Banyak orang tua yang mengenyampingkan persiapan dana pensiunnya. beberapa alasannya mungkin lantaran bekerja sebagai ASN di instansi pemerintahan atau sebagai karyawan tetap di instansi swasta. sehingga dana untuk pensiun ini sudah tercover dengan baik melalui potongan gaji setiap bulannya.
Apa tujuan orang tua rela berkorban dan berjuang untuk menyiapkan dana pendidikan anak ini? tentu orang tua hanya ingin bercita-cita menyaksikan anaknya menjadi orang sukses di masa depan tanpa menyusahkan orang lain dalam kehidupannya.

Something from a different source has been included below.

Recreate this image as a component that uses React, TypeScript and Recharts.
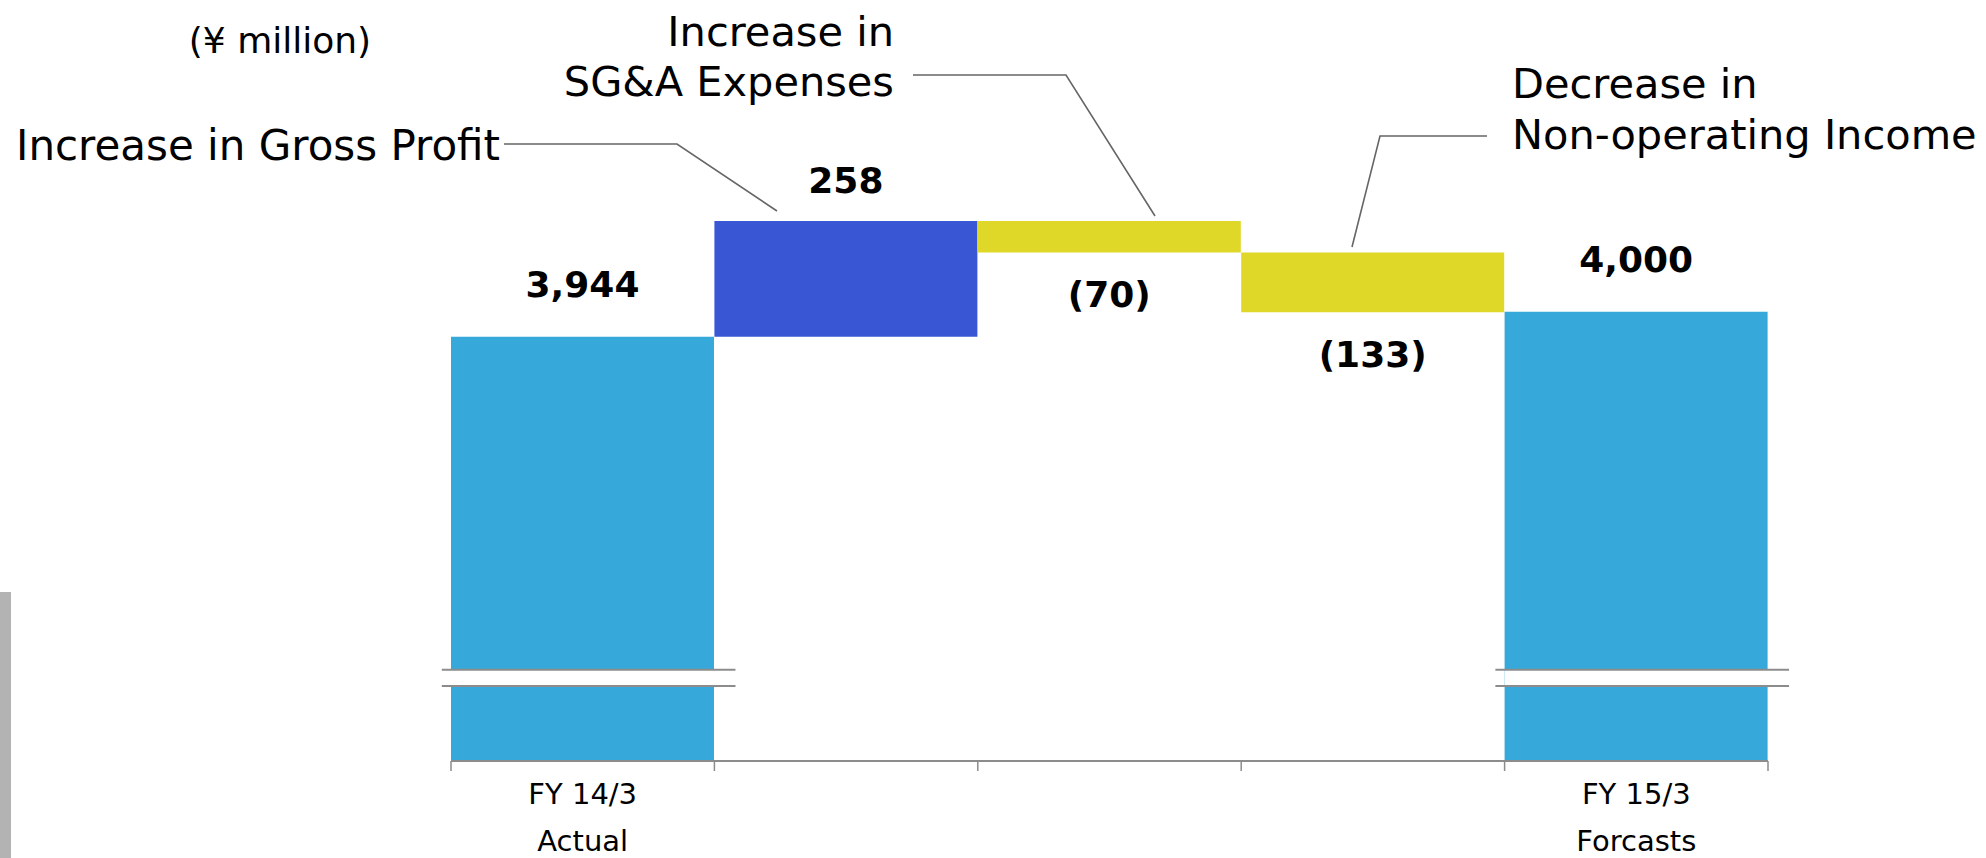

Nah, di kala pensiun orang tua akan terus berusaha untuk survive menjalani kehidupan di masa tua, dengan atau tanpa dana pensiun sekalipun.
Ketika anak-anak sudah sukses dari hasil perjuangan orang tua menyiapkan dana pendidikan, maka selanjutnya tugas anak lah untuk membalas kebaikan orang tua.
Bukan berarti orang tua posisinya disini untuk menyusahkan anak atau menjadi beban finansial bagi anak-anaknya.Â
Namun sebagai seorang anak yang tahu diri dan tahu diuntung, pengorbanan dan perjuangan orang tua selama ini harus dibalas oleh anak yang berbakti.
Tiada orang tua yang ingin menyusahkan anak-anaknya apalagi jika dianggap sebagai beban sebagaimana yang disebut-sebut oleh orang luar dengan istilah "sandwich generation".
Bersumber dari laman sikapiuangmu.ojk.go.id, istilah sandwich generation diperkenalkan pertama kali pada tahun 1981 oleh seorang Profesor sekaligus direktur praktikum University Kentucky, Lexington, Amerika Serikat bernama Dorothy A. Miller. Generasi sandwich artinya bahwa orang dewasa yang harus menghidupi 3 generasi yaitu orang tuanya, diri sendiri, dan anaknya.
Istilah ini sebenarnya tidak cocok dikenalkan di Indonesia lantaran berseberangan dengan budaya luhur yakni sikap menghormati orang tua.